In 2015, I left my boring corporate job to walk dogs. I know what you’re thinking; yes, it was amazing. During the work week, I walked between five and 10 miles throughout the day, meaning my body needed even more energy than it did while I was sitting at a desk most of the day. Since I already wasn’t eating enough, I started to burn too many calories and finally told my doctor that I wanted to try to change my eating habits. I met with a nutritionist, became more conscious of my protein intake and tried to eat regularly. After a few months, she diagnosed me with ARFID and referred me to the eating disorder clinic. I had the perfect opportunity to ignore the diagnosis because she went on maternity leave right after. Seeking treatment didn’t appeal to me because it meant accepting that, after all the progress I’ve made with my mental health and stability, my brain still isn’t working right.


During the following two and a half years, I repeated the same cycle over and over again. I would notice that I physically and mentally felt terrible, recognize that I was barely eating and try to adopt better habits. But I never made lasting changes. I’d often be more diligent about eating for a few weeks before going back to skipping meals again. Then I felt like a failure because nothing was different.

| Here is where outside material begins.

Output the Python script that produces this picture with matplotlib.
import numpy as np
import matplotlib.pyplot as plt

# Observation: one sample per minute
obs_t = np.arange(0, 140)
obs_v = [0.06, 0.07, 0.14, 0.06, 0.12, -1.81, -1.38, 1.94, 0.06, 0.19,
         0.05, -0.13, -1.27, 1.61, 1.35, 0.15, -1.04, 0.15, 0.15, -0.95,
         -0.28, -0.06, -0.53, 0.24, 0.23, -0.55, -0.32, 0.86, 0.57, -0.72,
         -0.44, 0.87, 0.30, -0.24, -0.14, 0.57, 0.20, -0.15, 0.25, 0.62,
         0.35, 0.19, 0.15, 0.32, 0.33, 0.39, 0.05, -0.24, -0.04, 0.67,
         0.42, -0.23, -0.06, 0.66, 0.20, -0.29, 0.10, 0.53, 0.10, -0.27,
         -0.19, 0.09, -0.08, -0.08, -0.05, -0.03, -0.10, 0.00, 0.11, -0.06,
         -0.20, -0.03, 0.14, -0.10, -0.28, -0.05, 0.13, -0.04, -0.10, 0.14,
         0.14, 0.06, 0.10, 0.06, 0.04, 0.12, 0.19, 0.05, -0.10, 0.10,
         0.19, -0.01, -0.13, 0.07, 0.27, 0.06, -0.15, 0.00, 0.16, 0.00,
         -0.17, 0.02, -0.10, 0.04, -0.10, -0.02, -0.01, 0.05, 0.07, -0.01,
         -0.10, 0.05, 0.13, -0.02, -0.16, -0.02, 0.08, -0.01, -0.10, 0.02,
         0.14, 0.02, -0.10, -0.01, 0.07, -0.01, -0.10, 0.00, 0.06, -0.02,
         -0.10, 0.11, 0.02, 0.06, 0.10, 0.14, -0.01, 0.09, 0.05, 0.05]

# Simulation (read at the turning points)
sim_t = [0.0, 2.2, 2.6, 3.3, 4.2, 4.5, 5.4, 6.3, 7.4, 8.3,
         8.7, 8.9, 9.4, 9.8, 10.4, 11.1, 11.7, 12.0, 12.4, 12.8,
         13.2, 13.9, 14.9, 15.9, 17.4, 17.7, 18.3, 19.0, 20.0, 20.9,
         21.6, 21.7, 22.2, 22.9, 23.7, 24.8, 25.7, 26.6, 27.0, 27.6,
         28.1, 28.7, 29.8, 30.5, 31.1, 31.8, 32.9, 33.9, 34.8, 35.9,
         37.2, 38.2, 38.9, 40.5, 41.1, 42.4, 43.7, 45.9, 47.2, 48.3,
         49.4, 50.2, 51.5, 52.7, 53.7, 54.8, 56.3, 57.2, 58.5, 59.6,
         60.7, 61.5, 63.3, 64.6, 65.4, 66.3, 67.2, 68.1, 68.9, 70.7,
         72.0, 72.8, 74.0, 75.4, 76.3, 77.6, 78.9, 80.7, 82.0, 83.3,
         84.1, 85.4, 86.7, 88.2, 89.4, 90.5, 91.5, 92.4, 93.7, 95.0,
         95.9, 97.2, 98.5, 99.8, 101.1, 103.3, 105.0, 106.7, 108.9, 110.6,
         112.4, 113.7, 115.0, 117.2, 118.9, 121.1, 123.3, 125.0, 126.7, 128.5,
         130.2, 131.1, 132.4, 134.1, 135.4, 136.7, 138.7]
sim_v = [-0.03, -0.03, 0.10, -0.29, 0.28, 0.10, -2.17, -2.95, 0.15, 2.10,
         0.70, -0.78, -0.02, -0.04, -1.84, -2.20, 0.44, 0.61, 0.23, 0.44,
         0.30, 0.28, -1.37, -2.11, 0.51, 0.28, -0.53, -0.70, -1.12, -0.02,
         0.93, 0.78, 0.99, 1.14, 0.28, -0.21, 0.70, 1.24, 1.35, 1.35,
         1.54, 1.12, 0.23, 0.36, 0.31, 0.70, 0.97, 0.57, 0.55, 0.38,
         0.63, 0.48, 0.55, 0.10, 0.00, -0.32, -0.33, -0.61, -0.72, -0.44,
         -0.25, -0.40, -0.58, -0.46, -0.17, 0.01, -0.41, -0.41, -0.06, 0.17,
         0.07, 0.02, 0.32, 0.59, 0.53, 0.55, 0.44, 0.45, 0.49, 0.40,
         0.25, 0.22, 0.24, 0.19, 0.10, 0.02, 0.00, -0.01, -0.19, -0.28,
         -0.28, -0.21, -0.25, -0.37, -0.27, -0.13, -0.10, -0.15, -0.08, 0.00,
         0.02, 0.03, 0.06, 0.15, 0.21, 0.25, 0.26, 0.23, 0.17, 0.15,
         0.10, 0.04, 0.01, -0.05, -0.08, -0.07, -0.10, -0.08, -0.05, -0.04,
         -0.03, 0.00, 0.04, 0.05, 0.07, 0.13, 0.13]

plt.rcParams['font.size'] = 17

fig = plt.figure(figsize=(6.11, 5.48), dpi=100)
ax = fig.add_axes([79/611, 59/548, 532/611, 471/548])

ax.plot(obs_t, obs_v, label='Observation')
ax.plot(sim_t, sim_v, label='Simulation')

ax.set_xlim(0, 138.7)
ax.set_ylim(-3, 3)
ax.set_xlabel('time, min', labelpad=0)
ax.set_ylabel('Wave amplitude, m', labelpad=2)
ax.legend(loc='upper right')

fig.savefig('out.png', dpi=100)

I have a lengthy history of depression and anxiety (you can read more about that here), and it’s been an ongoing battle for as long as I can remember. Over the years, I learned that there are three things I can do to help myself feel good: sleep enough, eat enough and exercise enough. My life changed for the better years ago when I realized that medication can only take me so far, and I need to put in some work too. By not eating as much as I should have been, I increased the likelihood of depression affecting my day-to-day life. And it was. And I was tired of it.

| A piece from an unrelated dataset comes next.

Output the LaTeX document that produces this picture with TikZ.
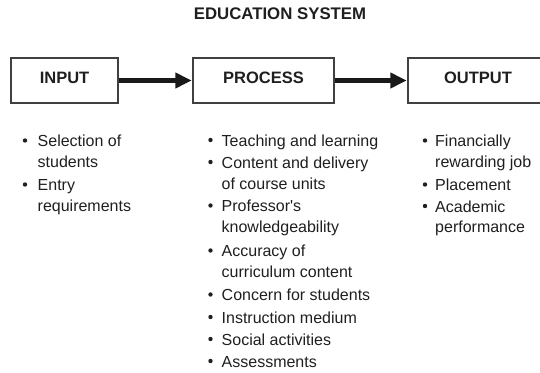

So years after being told to schedule an intake appointment at the eating disorder clinic, I finally called. Here begins my journey to take my life back, get my seemingly random eating disorder under control and let anyone else who has ARFID know they aren’t alone.


It’s easy to feel ashamed about being diagnosed with an eating disorder, especially one that sort of sounds fake to people who don’t know anything about the psychology behind eating disorders. So in honor of National Eating Disorders Awareness Week, I’m trying to bring more visibility to ARFID.